Going to church would be much easier without all the people getting in the way, right? Goodness, life would be much easier if we never had to interact with anyone who challenged us.
I’m reminded of a film that knows exactly how aggravating it can be to be saddled with someone who just grinds your gears. But the film also recognizes how much two imperfect souls need each other. My favorite anime film, Mamoru Hosada’s The Boy and the Beast, paints a picture where love turns an infantilized manchild into a warrior, guardian, and mentor, and a directionless runaway into a hero.

The titular boy and beast are Kyuta, a 9-year-old runaway, and Kumatetsu, a brutish swordsman. Kyuta stumbles into Kumatetsu’s world, a realm of animal-like beasts who have the capacity to ascend to godhood. Kumatetsu is one of the top competitors, but tradition dictates that Kumatetsu must have an apprentice before he can submit his name, and no one wants to train under the crass and volatile Kumatetsu. No one, except a human runaway named Kyuta.

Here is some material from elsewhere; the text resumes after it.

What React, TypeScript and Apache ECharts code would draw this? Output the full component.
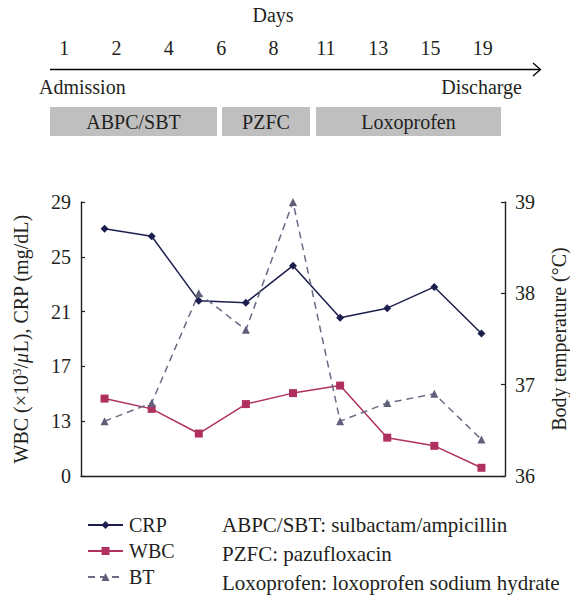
import React, { useEffect, useRef } from "react";
import * as echarts from "echarts";

const days = ["1", "2", "4", "6", "8", "11", "13", "15", "19"];
const crp = [27.05, 26.5, 21.8, 21.65, 24.35, 20.55, 21.25, 22.8, 19.4];
const wbc = [14.65, 13.9, 12.1, 14.25, 15.05, 15.6, 11.8, 11.2, 9.6];
const bt = [36.6, 36.8, 38.0, 37.6, 39.0, 36.6, 36.8, 36.9, 36.4];
const drugs = ["ABPC/SBT", "PZFC", "Loxoprofen"];
const notes = [
  "ABPC/SBT: sulbactam/ampicillin",
  "PZFC: pazufloxacin",
  "Loxoprofen: loxoprofen sodium hydrate",
];

const FONT = "Liberation Serif";
const FS = 20;
const TXT = "#231f20";

export default function App() {
  const ref = useRef<HTMLDivElement>(null);
  useEffect(() => {
    if (!ref.current) return;
    const chart = echarts.init(ref.current, null, { renderer: "svg" });

    const drugBoxes = [
      { x: 50, w: 167 },
      { x: 222, w: 88 },
      { x: 316, w: 185 },
    ];
    const noteY = [525, 554, 583];
    const font = `${FS}px "${FONT}"`;
    const noteFont = `21px "${FONT}"`;

    const graphic: any[] = [
      {
        type: "text",
        x: 273,
        y: 15,
        style: { text: "Days", font, fill: TXT, textAlign: "center", textVerticalAlign: "middle", align: "center", verticalAlign: "middle" },
      },
      {
        type: "line",
        shape: { x1: 50, y1: 69.5, x2: 540, y2: 69.5 },
        style: { stroke: "#000", lineWidth: 1.4 },
      },
      {
        type: "polyline",
        shape: { points: [[533, 63], [540.5, 69.5], [533, 76]] },
        style: { stroke: "#000", lineWidth: 1.3, fill: "none" },
      },
      {
        type: "text",
        x: 39,
        y: 87,
        style: { text: "Admission", font, fill: TXT, textAlign: "left", textVerticalAlign: "middle", align: "left", verticalAlign: "middle" },
      },
      {
        type: "text",
        x: 522,
        y: 87,
        style: { text: "Discharge", font, fill: TXT, textAlign: "right", textVerticalAlign: "middle", align: "right", verticalAlign: "middle" },
      },
      ...drugs.map((d, i) => ({
        type: "group",
        children: [
          {
            type: "rect",
            shape: { x: drugBoxes[i].x, y: 107, width: drugBoxes[i].w, height: 29 },
            style: { fill: "#bfbfbf" },
          },
          {
            type: "text",
            x: drugBoxes[i].x + drugBoxes[i].w / 2,
            y: 122,
            style: { text: d, font, fill: TXT, textAlign: "center", textVerticalAlign: "middle", align: "center", verticalAlign: "middle" },
          },
        ],
      })),
      ...notes.map((n, i) => ({
        type: "text",
        x: 222,
        y: noteY[i],
        style: { text: n, font: noteFont, fill: TXT, textAlign: "left", textVerticalAlign: "middle", align: "left", verticalAlign: "middle" },
      })),
    ];

    const axisLine = { lineStyle: { color: "#231f20", width: 1.4 } };

    chart.setOption({
      animation: false,
      textStyle: { fontFamily: FONT, color: TXT },
      grid: [
        { left: 81, right: 65, top: 202, bottom: 126, outerBoundsMode: "none", containLabel: false },
        { left: 38, right: 61, top: 0, height: 69.5, outerBoundsMode: "none", containLabel: false },
      ],
      legend: {
        orient: "vertical",
        left: 82,
        top: 510,
        itemWidth: 35,
        itemHeight: 10,
        itemGap: 6,
        data: ["CRP", "WBC", "BT"],
        textStyle: { fontFamily: FONT, fontSize: FS, color: TXT, padding: [0, 0, 0, 1], lineHeight: 20 },
      },
      xAxis: [
        {
          type: "category",
          gridIndex: 0,
          data: days,
          boundaryGap: true,
          axisLine,
          axisTick: { inside: true, length: 4, lineStyle: { color: "#231f20", width: 1.2 } },
          axisLabel: { show: false },
        },
        {
          type: "category",
          gridIndex: 1,
          data: days,
          position: "bottom",
          axisLine: { show: false },
          axisTick: { show: false },
          axisLabel: { inside: true, margin: 12, fontSize: FS, fontFamily: FONT, color: TXT },
        },
      ],
      yAxis: [
        {
          type: "value",
          gridIndex: 0,
          min: 9,
          max: 29,
          interval: 4,
          axisLine: { show: true, ...axisLine },
          axisTick: { show: true, inside: true, length: 4, lineStyle: { color: "#231f20", width: 1.2 } },
          splitLine: { show: false },
          axisLabel: {
            fontSize: FS,
            fontFamily: FONT,
            color: TXT,
            margin: 10,
            formatter: (v: number) => (v === 9 ? "0" : String(v)),
          },
          name: "WBC (×10{sup|3}/{it|μ}L), CRP (mg/dL)",
          nameLocation: "middle",
          nameGap: 50,
          nameRotate: 90,
          nameTextStyle: {
            fontSize: FS,
            fontFamily: FONT,
            color: TXT,
            rich: {
              sup: { fontSize: 13, fontFamily: FONT, color: TXT, verticalAlign: "top", padding: [0, 0, 8, 0] },
              it: { fontSize: FS, fontFamily: FONT, fontStyle: "italic", color: TXT },
            },
          },
        },
        {
          type: "value",
          gridIndex: 0,
          position: "right",
          min: 36,
          max: 39,
          interval: 1,
          axisLine: { show: true, ...axisLine },
          axisTick: { show: true, inside: true, length: 4, lineStyle: { color: "#231f20", width: 1.2 } },
          splitLine: { show: false },
          axisLabel: { fontSize: FS, fontFamily: FONT, color: TXT, margin: 10 },
          name: "Body temperature (°C)",
          nameLocation: "middle",
          nameGap: 44,
          nameRotate: 90,
          nameTextStyle: { fontSize: FS, fontFamily: FONT, color: TXT },
        },
        {
          type: "value",
          gridIndex: 1,
          show: false,
        },
      ],
      series: [
        {
          name: "CRP",
          type: "line",
          xAxisIndex: 0,
          yAxisIndex: 0,
          data: crp,
          symbol: "diamond",
          symbolSize: 8,
          itemStyle: { color: "#1c1f4e" },
          lineStyle: { color: "#1c1f4e", width: 1.5 },
        },
        {
          name: "WBC",
          type: "line",
          xAxisIndex: 0,
          yAxisIndex: 0,
          data: wbc,
          symbol: "rect",
          symbolSize: 8,
          itemStyle: { color: "#b03060" },
          lineStyle: { color: "#b03060", width: 1.5 },
        },
        {
          name: "BT",
          type: "line",
          xAxisIndex: 0,
          yAxisIndex: 1,
          data: bt,
          symbol: "triangle",
          symbolSize: 8,
          itemStyle: { color: "#5f5f7a" },
          lineStyle: { color: "#6a6a85", width: 1.5, type: [7, 5] },
        },
      ],
      graphic,
    });
    return () => chart.dispose();
  }, []);
  return <div ref={ref} style={{ width: 570, height: 602, position: "absolute", left: 0, top: 0 }} />;
}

Both strong-willed and stubborn, Kumatetsu and Kyuta are constantly at one another’s throats. You spend the first half of the movie so fed up with these two that you start to wonder if you even want them to work together. But when they’re not in a screaming match with one another, they build one another up. This they do in a way that only two people who really knew each other ever could. The anger and yelling give way to something more tender and intimate: two alienated souls whom the world has given up on but who will never give up on each other.

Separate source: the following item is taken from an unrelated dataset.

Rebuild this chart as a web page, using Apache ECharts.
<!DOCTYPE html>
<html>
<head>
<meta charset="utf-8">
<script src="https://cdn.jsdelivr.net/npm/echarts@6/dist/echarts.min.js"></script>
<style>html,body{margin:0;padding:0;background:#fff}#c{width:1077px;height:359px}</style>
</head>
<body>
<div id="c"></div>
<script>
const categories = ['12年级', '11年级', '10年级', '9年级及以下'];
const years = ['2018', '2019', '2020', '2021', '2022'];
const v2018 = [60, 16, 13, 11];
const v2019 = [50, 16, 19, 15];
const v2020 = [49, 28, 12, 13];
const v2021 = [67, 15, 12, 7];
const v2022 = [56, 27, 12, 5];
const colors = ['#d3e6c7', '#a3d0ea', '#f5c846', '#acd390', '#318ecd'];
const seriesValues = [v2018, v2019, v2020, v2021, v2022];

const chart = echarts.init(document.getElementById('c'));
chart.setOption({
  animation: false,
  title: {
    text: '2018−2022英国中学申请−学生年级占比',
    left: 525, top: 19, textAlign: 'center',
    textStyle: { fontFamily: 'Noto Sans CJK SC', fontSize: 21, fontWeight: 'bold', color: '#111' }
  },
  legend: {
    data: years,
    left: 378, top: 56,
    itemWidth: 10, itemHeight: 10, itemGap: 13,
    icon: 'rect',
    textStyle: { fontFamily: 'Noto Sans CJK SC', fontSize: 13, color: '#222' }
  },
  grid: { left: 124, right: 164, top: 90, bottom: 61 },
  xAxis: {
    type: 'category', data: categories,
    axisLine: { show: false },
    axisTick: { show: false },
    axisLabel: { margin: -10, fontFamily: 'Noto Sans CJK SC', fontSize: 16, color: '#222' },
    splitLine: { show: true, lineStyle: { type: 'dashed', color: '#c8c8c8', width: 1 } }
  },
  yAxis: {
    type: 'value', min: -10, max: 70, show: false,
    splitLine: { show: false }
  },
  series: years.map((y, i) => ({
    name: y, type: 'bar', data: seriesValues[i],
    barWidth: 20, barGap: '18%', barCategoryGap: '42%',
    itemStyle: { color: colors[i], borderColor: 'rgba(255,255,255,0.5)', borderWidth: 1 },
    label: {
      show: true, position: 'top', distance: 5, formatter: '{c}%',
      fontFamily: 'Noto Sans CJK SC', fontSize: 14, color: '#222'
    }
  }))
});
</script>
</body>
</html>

There’s one episode early in the film in which Kumatetsu challenges his rival for the crown, Iozen, to a public battle. The crowd is handily on the side of Iozen for the entire match. But as the entire city scoffs at Kumatetsu, Kyuta only feels empathy. Kyuta and Kumatetsu have already come nose-to-nose screaming at one another by this point, but when Kyuta sees the entire town against Kumatetsu, he sees himself in him. Kyuta knows what it’s like to feel alone and unsupported. So moved is Kyuta that he starts yelling at Kumatetsu to get back on his feet and keep fighting. For the first time, Kumatetsu hears someone cheering him on.
Kumatetsu ultimately still loses this fight, but the incident marks the beginning of their partnership. Kumatetsu finally has an apprentice, and Kyuta finally has a home. The partnership they enjoy means only that much more because we know they’ve seen one another at their worst and still choose to support the other. Their surrogate family carries Kyuta into young adulthood, ultimately shaping him into the man he needs to become.

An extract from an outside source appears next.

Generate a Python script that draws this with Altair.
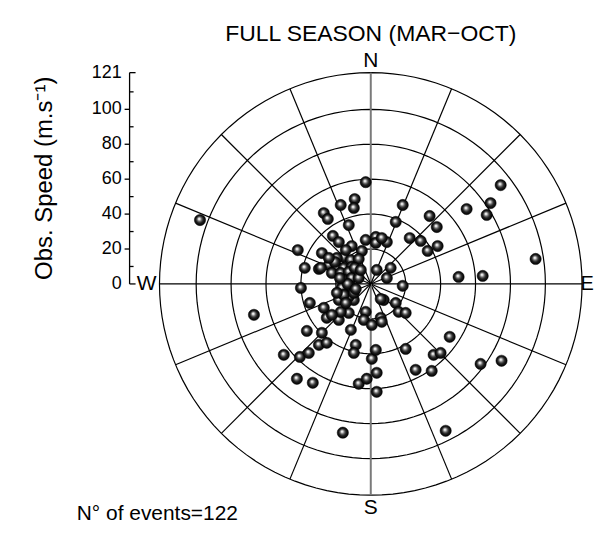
import altair as alt
import pandas as pd

# Eastward / northward components of the observed speed (m/s), one per event
EAST = [-2.9, -97.8, -9.2, -17.2, -9.7, -26.9, -24.6, -12.6, -21.7, -18.3,
        -41.8, -28.0, -10.9, -2.9, -37.8, -29.7, -22.9, -5.1, 74.4, 68.6,
        66.4, 54.9, 18.3, 14.3, 33.7, 37.8, 22.3, 28.6, 32.6, 38.3,
        94.4, 50.3, 64.1, 2.9, 2.9, 9.2, 3.4, 11.4, 9.2, 18.3,
        -40.0, -34.9, -66.9, -26.9, -25.2, -18.3, -12.6, -36.6, -28.0, -29.7,
        -25.2, -49.8, -40.6, -35.5, -11.4, -8.6, -9.7, -42.3, -33.2, -16.0,
        -2.9, -4.0, -18.3, -13.7, -9.7, -17.2, 0.6, 0.6, -6.9, -2.3,
        3.4, 3.4, 2.9, 7.4, 14.3, 16.0, 20.0, 5.7, 6.3, 45.2,
        20.0, 36.0, 40.0, 25.7, 34.9, 62.9, 74.9, 42.9,
        -15.4, -19.4, -11.4, -6.9, -24.0, -19.4, -15.4, -10.9, -22.3, -17.2,
        -12.6, -8.0, -28.6, -15.4, -10.9, -6.9, -11.4, -16.6, -12.6, -15.4,
        -9.7, -14.3, 6.3, -22.3,
        -20.6, -13.2, -9.2, -17.7, -5.7, -19.4, -8.6, -14.3, -24.0, 5.7]
NORTH = [58.3, 36.6, 48.6, 45.2, 43.5, 40.6, 37.2, 33.7, 27.5, 24.0,
         19.4, 17.7, 21.7, 25.2, 9.2, 8.6, 12.0, 18.9, 56.6, 46.3,
         39.5, 42.9, 45.2, 35.5, 38.9, 32.6, 26.3, 24.6, 18.9, 21.7,
         14.3, 4.0, 4.6, 26.9, 23.5, 24.0, 8.0, 9.2, 3.4, -1.1,
         -2.3, -10.9, -17.7, -13.7, -19.4, -20.6, -16.6, -26.9, -28.0, -34.9,
         -33.7, -40.6, -41.8, -39.5, -26.3, -34.9, -39.5, -54.3, -56.6, -85.2,
         -16.0, -20.6, -9.2, -9.2, -9.2, -16.0, -23.5, -42.9, -57.2, -54.3,
         -50.9, -61.8, -37.8, -9.2, -10.9, -16.0, -16.6, -19.4, -21.7, -30.3,
         -37.2, -40.6, -39.5, -49.2, -49.8, -45.8, -44.0, -84.1,
         15.4, 14.9, 13.7, 14.3, 10.9, 9.7, 9.2, 9.7, 6.3, 6.3,
         6.9, 5.7, 9.2, 2.3, 3.4, 3.4, -1.7, -2.3, -7.4, -6.3,
         -5.1, -10.9, 26.3, -17.7,
         12.6, 0.0, 9.2, 3.4, 8.0, -5.1, -2.9, 19.4, 14.9, -8.6]

RING_RADII = [20, 40, 60, 80, 100, 121]
SPOKE_DIRS = [0, 22.5, 45, 67.5, 90, 112.5, 135, 157.5,
              180, 202.5, 225, 247.5, 270, 292.5, 315, 337.5]
AXIS_MAJOR = [20, 40, 60, 80, 100]
AXIS_ENDS = [0, 121]
AXIS_LABELS = [0, 20, 40, 60, 80, 100, 121]
AXIS_MINOR = [10, 30, 50, 70, 90, 110]
TITLE = "FULL SEASON (MAR\u2212OCT)"
YLABEL = "Obs.  Speed  (m.s\u207b\u00b9)"
COUNT_LABEL = "N\u00b0 of events=122"
RMAX = 121

FONT = "Liberation Sans"
sc = alt.Scale(domain=[-RMAX, RMAX], nice=False, zero=False)

ring_df = pd.DataFrame([{"r": r, "a": a} for r in RING_RADII for a in range(0, 361, 3)])
spoke_df = pd.DataFrame({"d": SPOKE_DIRS, "rmax": [RMAX] * len(SPOKE_DIRS)})
pts_df = pd.DataFrame({"east": EAST, "north": NORTH})

rings = alt.Chart(ring_df).transform_calculate(
    x="datum.r*sin(datum.a*PI/180)", y="datum.r*cos(datum.a*PI/180)"
).mark_line(color="black", strokeWidth=1.2).encode(
    x=alt.X("x:Q", scale=sc, axis=None),
    y=alt.Y("y:Q", scale=sc, axis=None),
    detail="r:N", order="a:Q")

spokes = alt.Chart(spoke_df).transform_calculate(
    x0="0", y0="0",
    x1="datum.rmax*sin(datum.d*PI/180)", y1="datum.rmax*cos(datum.d*PI/180)"
).mark_rule().encode(
    x=alt.X("x0:Q", scale=sc, axis=None),
    y=alt.Y("y0:Q", scale=sc, axis=None),
    x2="x1:Q", y2="y1:Q",
    color=alt.condition("datum.d % 180 == 0", alt.value("#7a7a7a"), alt.value("black")),
    strokeWidth=alt.condition("datum.d % 180 == 0", alt.value(2), alt.value(1.2)))

sphere = {
    "gradient": "radial",
    "x1": 0.42, "y1": 0.38, "r1": 0,
    "x2": 0.5, "y2": 0.5, "r2": 0.5,
    "stops": [
        {"offset": 0, "color": "#ffffff"},
        {"offset": 0.15, "color": "#e6e6e6"},
        {"offset": 0.38, "color": "#707070"},
        {"offset": 0.62, "color": "#222222"},
        {"offset": 1, "color": "#000000"},
    ],
}
points = alt.Chart(pts_df).mark_circle(
    size=128, opacity=1, fill=sphere, stroke="black", strokeWidth=0.5
).encode(
    x=alt.X("east:Q", scale=sc, axis=None),
    y=alt.Y("north:Q", scale=sc, axis=None))

# left speed axis
axis_line = alt.Chart(pd.DataFrame({"lo": [0], "hi": [RMAX]})).mark_rule(
    color="black", strokeWidth=1.3).encode(
    x=alt.value(-30), y=alt.Y("lo:Q", scale=sc, axis=None), y2="hi:Q")
major_ticks = alt.Chart(pd.DataFrame({"v": AXIS_MAJOR})).mark_rule(
    color="black", strokeWidth=1.3).encode(
    x=alt.value(-35), x2=alt.value(-30), y=alt.Y("v:Q", scale=sc, axis=None))
end_ticks = alt.Chart(pd.DataFrame({"v": AXIS_ENDS})).mark_rule(
    color="black", strokeWidth=1.3).encode(
    x=alt.value(-30), x2=alt.value(-24), y=alt.Y("v:Q", scale=sc, axis=None))
minor_ticks = alt.Chart(pd.DataFrame({"v": AXIS_MINOR})).mark_rule(
    color="black", strokeWidth=1.3).encode(
    x=alt.value(-30), x2=alt.value(-26), y=alt.Y("v:Q", scale=sc, axis=None))
axis_labels = alt.Chart(pd.DataFrame({"v": AXIS_LABELS})).mark_text(
    align="right", baseline="middle", fontSize=18, font=FONT, color="black").encode(
    x=alt.value(-38), y=alt.Y("v:Q", scale=sc, axis=None), text="v:Q")


def label(txt, x, y, size, **kw):
    return alt.Chart(pd.DataFrame({"t": [txt]})).mark_text(
        fontSize=size, font=FONT, color="black", baseline="middle", **kw
    ).encode(x=alt.value(x), y=alt.value(y), text="t:N")


texts = [
    label(TITLE, 212, -39, 23, align="center"),
    label("N", 212, -12, 21, align="center"),
    label("S", 212, 437, 21, align="center"),
    label("W", -13, 212, 21, align="center"),
    label("E", 429, 212, 20, align="center"),
    label(COUNT_LABEL, -83, 443, 21, align="left"),
    label(YLABEL, -115, 106, 24, align="center", angle=270),
]

chart = alt.layer(
    rings, spokes, points, axis_line, major_ticks, end_ticks, minor_ticks, axis_labels, *texts
).properties(
    width=424, height=424,
    autosize=alt.AutoSizeParams(type="none"),
    padding={"left": 152, "top": 64, "right": 15, "bottom": 28},
    background="white",
).configure_view(stroke=None)

chart.save("out.html", embed_options={"renderer": "svg", "actions": False})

Our own quests for greatness often force us to align ourselves with someone for whom we have little esteem. Perhaps someone in our family or our congregation who just drives us nuts. But if we recognized that our imperfections gave us a common ground, perhaps we would see each other less as stumbling blocks and more as allies. We’re all on the road to exaltation, we might as well take it together.